## Your task:
Please transcribe the data below exactly. Leave the pictures out.

## Data extract:
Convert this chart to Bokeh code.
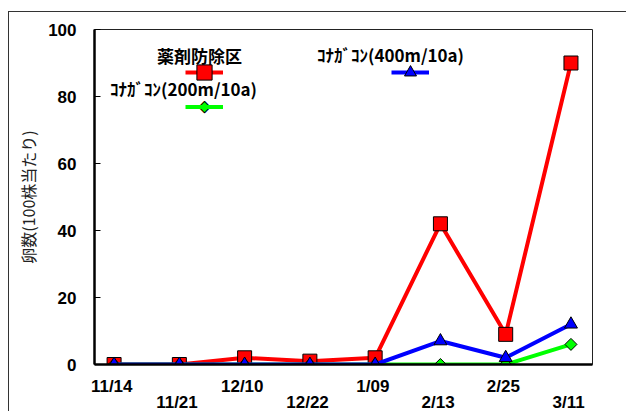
import numpy as np
from bokeh.plotting import figure
from bokeh.models import (Range1d, FixedTicker, LinearAxis, Legend, LegendItem,
                          Label, ColumnDataSource)
from bokeh.embed import file_html
from bokeh.resources import INLINE
from bokeh.core.properties import value

# ---- data ----
dates = ["11/14", "11/21", "12/10", "12/22", "1/09", "2/13", "2/25", "3/11"]
yakuzai = [0, 0, 2, 1, 2, 42, 9, 90]          # 薬剤防除区
kon200 = [0, 0, 0, 0, 0, 0, 0, 6]             # ｺﾅｶﾞｺﾝ(200m/10a)
kon400 = [0, 0, 0, 0, 0, 7, 2, 12]            # ｺﾅｶﾞｺﾝ(400m/10a)
yticks = [0, 20, 40, 60, 80, 100]
series_names = ["薬剤防除区", "ｺﾅｶﾞｺﾝ(200m/10a)", "ｺﾅｶﾞｺﾝ(400m/10a)"]
y_title = "卵数(100株当たり)"

idx = list(range(len(dates)))
src = ColumnDataSource(dict(x=idx, yakuzai=yakuzai, kon200=kon200, kon400=kon400))

FL, FT, FR, FB = 85, 17, 34, 40  # borders around the frame

p = figure(frame_width=498, frame_height=335, output_backend="svg", toolbar_location=None,
           x_range=Range1d(-0.3, 7.33), y_range=Range1d(0, 100),
           x_axis_location=None,
           min_border_left=FL, min_border_top=FT, min_border_right=FR, min_border_bottom=FB,
           margin=(11, 0, 0, 8),
           styles={"border-top": "1px solid #333", "border-left": "1px solid #333"})
p.xgrid.visible = False
p.ygrid.visible = False
p.outline_line_color = "#222222"
p.outline_line_width = 1
p.background_fill_color = "white"
p.border_fill_color = "white"

TICK_FONT = "Liberation Sans"

# y axis
ya = p.yaxis[0]
ya.ticker = FixedTicker(ticks=yticks)
ya.axis_line_color = "black"
ya.axis_line_width = 2.5
ya.major_tick_in = 6
ya.major_tick_out = 0
ya.major_tick_line_color = "black"
ya.minor_tick_line_color = None
ya.major_label_text_font = TICK_FONT
ya.major_label_text_font_style = "bold"
ya.major_label_text_font_size = "17px"
ya.major_label_text_color = "black"
ya.major_label_standoff = 18
ya.axis_label = y_title
ya.axis_label_text_font = "Noto Sans CJK JP"
ya.axis_label_text_font_style = "normal"
ya.axis_label_text_font_size = "16px"
ya.axis_label_text_color = "#222222"
ya.axis_label_standoff = 5

# x axis (staggered labels: odd ones on a second line)
xa = LinearAxis(ticker=FixedTicker(ticks=idx),
                major_label_overrides={i: (dates[i] + " " if i % 2 == 0 else "\n" + dates[i] + " ")
                                       for i in idx})
xa.major_tick_line_color = None
xa.minor_tick_line_color = None
xa.major_tick_in = 0
xa.major_tick_out = 0
xa.major_label_text_font = TICK_FONT
xa.major_label_text_font_style = "bold"
xa.major_label_text_font_size = "17px"
xa.major_label_text_color = "black"
xa.major_label_text_line_height = 0.88
xa.axis_line_color = "black"
xa.axis_line_width = 2.5
xa.major_label_standoff = 12
p.add_layout(xa, "below")

# series
r_line = p.line("x", "yakuzai", source=src, line_color="#ff0000", line_width=4)
r_mk = p.scatter("x", "yakuzai", source=src, marker="square", size=14,
                 fill_color="#ff0000", line_color="black", line_width=1)
g_line = p.line("x", "kon200", source=src, line_color="#00ff00", line_width=4)
g_mk = p.scatter("x", "kon200", source=src, marker="square", angle=np.pi / 4, size=8.5,
                 fill_color="#00ff00", line_color="black", line_width=1)
b_line = p.line("x", "kon400", source=src, line_color="#0000ff", line_width=4)
b_mk = p.scatter("x", "kon400", source=src, marker="triangle", size=13,
                 fill_color="#0000ff", line_color="black", line_width=1)


def add_legend(renderers, gw, gh, loc):
    leg = Legend(items=[LegendItem(label=value(""), renderers=renderers)],
                 location=loc, glyph_width=gw, glyph_height=gh,
                 label_width=0, label_height=0, label_standoff=0,
                 label_text_font_size="1px", padding=0, margin=0, spacing=0,
                 border_line_color=None, background_fill_alpha=0)
    p.add_layout(leg)


add_legend([r_line, r_mk], 38, 38, (91, 273))
add_legend([g_line], 38, 21, (91, 247))
add_legend([b_line, b_mk], 38, 30, (297, 277))

# diamond sample of the green legend entry
p.add_layout(Label(x=110, y=259, x_units="screen", y_units="screen", text="◆",
                   text_font="DejaVu Sans", text_font_size="15px", text_align="center",
                   text_baseline="middle", text_color="#00ff00",
                   text_outline_color="black"))

for name, (lx, ly) in zip(series_names, [(105, 309), (89, 276), (296, 310)]):
    p.add_layout(Label(x=lx, y=ly, x_units="screen", y_units="screen", text=name,
                       text_font="Noto Sans CJK JP", text_font_style="bold",
                       text_font_size="17px", text_align="center",
                       text_baseline="middle", text_color="black"))

open("out.html", "w").write(file_html(p, INLINE))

## Solved exercise:
Convert this chart to Bokeh code.
import numpy as np
from bokeh.plotting import figure
from bokeh.models import (Range1d, FixedTicker, LinearAxis, Legend, LegendItem,
                          Label, ColumnDataSource)
from bokeh.embed import file_html
from bokeh.resources import INLINE
from bokeh.core.properties import value

# ---- data ----
dates = ["11/14", "11/21", "12/10", "12/22", "1/09", "2/13", "2/25", "3/11"]
yakuzai = [0, 0, 2, 1, 2, 42, 9, 90]          # 薬剤防除区
kon200 = [0, 0, 0, 0, 0, 0, 0, 6]             # ｺﾅｶﾞｺﾝ(200m/10a)
kon400 = [0, 0, 0, 0, 0, 7, 2, 12]            # ｺﾅｶﾞｺﾝ(400m/10a)
yticks = [0, 20, 40, 60, 80, 100]
series_names = ["薬剤防除区", "ｺﾅｶﾞｺﾝ(200m/10a)", "ｺﾅｶﾞｺﾝ(400m/10a)"]
y_title = "卵数(100株当たり)"

idx = list(range(len(dates)))
src = ColumnDataSource(dict(x=idx, yakuzai=yakuzai, kon200=kon200, kon400=kon400))

FL, FT, FR, FB = 85, 17, 34, 40  # borders around the frame

p = figure(frame_width=498, frame_height=335, output_backend="svg", toolbar_location=None,
           x_range=Range1d(-0.3, 7.33), y_range=Range1d(0, 100),
           x_axis_location=None,
           min_border_left=FL, min_border_top=FT, min_border_right=FR, min_border_bottom=FB,
           margin=(11, 0, 0, 8),
           styles={"border-top": "1px solid #333", "border-left": "1px solid #333"})
p.xgrid.visible = False
p.ygrid.visible = False
p.outline_line_color = "#222222"
p.outline_line_width = 1
p.background_fill_color = "white"
p.border_fill_color = "white"

TICK_FONT = "Liberation Sans"

# y axis
ya = p.yaxis[0]
ya.ticker = FixedTicker(ticks=yticks)
ya.axis_line_color = "black"
ya.axis_line_width = 2.5
ya.major_tick_in = 6
ya.major_tick_out = 0
ya.major_tick_line_color = "black"
ya.minor_tick_line_color = None
ya.major_label_text_font = TICK_FONT
ya.major_label_text_font_style = "bold"
ya.major_label_text_font_size = "17px"
ya.major_label_text_color = "black"
ya.major_label_standoff = 18
ya.axis_label = y_title
ya.axis_label_text_font = "Noto Sans CJK JP"
ya.axis_label_text_font_style = "normal"
ya.axis_label_text_font_size = "16px"
ya.axis_label_text_color = "#222222"
ya.axis_label_standoff = 5

# x axis (staggered labels: odd ones on a second line)
xa = LinearAxis(ticker=FixedTicker(ticks=idx),
                major_label_overrides={i: (dates[i] + " " if i % 2 == 0 else "\n" + dates[i] + " ")
                                       for i in idx})
xa.major_tick_line_color = None
xa.minor_tick_line_color = None
xa.major_tick_in = 0
xa.major_tick_out = 0
xa.major_label_text_font = TICK_FONT
xa.major_label_text_font_style = "bold"
xa.major_label_text_font_size = "17px"
xa.major_label_text_color = "black"
xa.major_label_text_line_height = 0.88
xa.axis_line_color = "black"
xa.axis_line_width = 2.5
xa.major_label_standoff = 12
p.add_layout(xa, "below")

# series
r_line = p.line("x", "yakuzai", source=src, line_color="#ff0000", line_width=4)
r_mk = p.scatter("x", "yakuzai", source=src, marker="square", size=14,
                 fill_color="#ff0000", line_color="black", line_width=1)
g_line = p.line("x", "kon200", source=src, line_color="#00ff00", line_width=4)
g_mk = p.scatter("x", "kon200", source=src, marker="square", angle=np.pi / 4, size=8.5,
                 fill_color="#00ff00", line_color="black", line_width=1)
b_line = p.line("x", "kon400", source=src, line_color="#0000ff", line_width=4)
b_mk = p.scatter("x", "kon400", source=src, marker="triangle", size=13,
                 fill_color="#0000ff", line_color="black", line_width=1)


def add_legend(renderers, gw, gh, loc):
    leg = Legend(items=[LegendItem(label=value(""), renderers=renderers)],
                 location=loc, glyph_width=gw, glyph_height=gh,
                 label_width=0, label_height=0, label_standoff=0,
                 label_text_font_size="1px", padding=0, margin=0, spacing=0,
                 border_line_color=None, background_fill_alpha=0)
    p.add_layout(leg)


add_legend([r_line, r_mk], 38, 38, (91, 273))
add_legend([g_line], 38, 21, (91, 247))
add_legend([b_line, b_mk], 38, 30, (297, 277))

# diamond sample of the green legend entry
p.add_layout(Label(x=110, y=259, x_units="screen", y_units="screen", text="◆",
                   text_font="DejaVu Sans", text_font_size="15px", text_align="center",
                   text_baseline="middle", text_color="#00ff00",
                   text_outline_color="black"))

for name, (lx, ly) in zip(series_names, [(105, 309), (89, 276), (296, 310)]):
    p.add_layout(Label(x=lx, y=ly, x_units="screen", y_units="screen", text=name,
                       text_font="Noto Sans CJK JP", text_font_style="bold",
                       text_font_size="17px", text_align="center",
                       text_baseline="middle", text_color="black"))

open("out.html", "w").write(file_html(p, INLINE))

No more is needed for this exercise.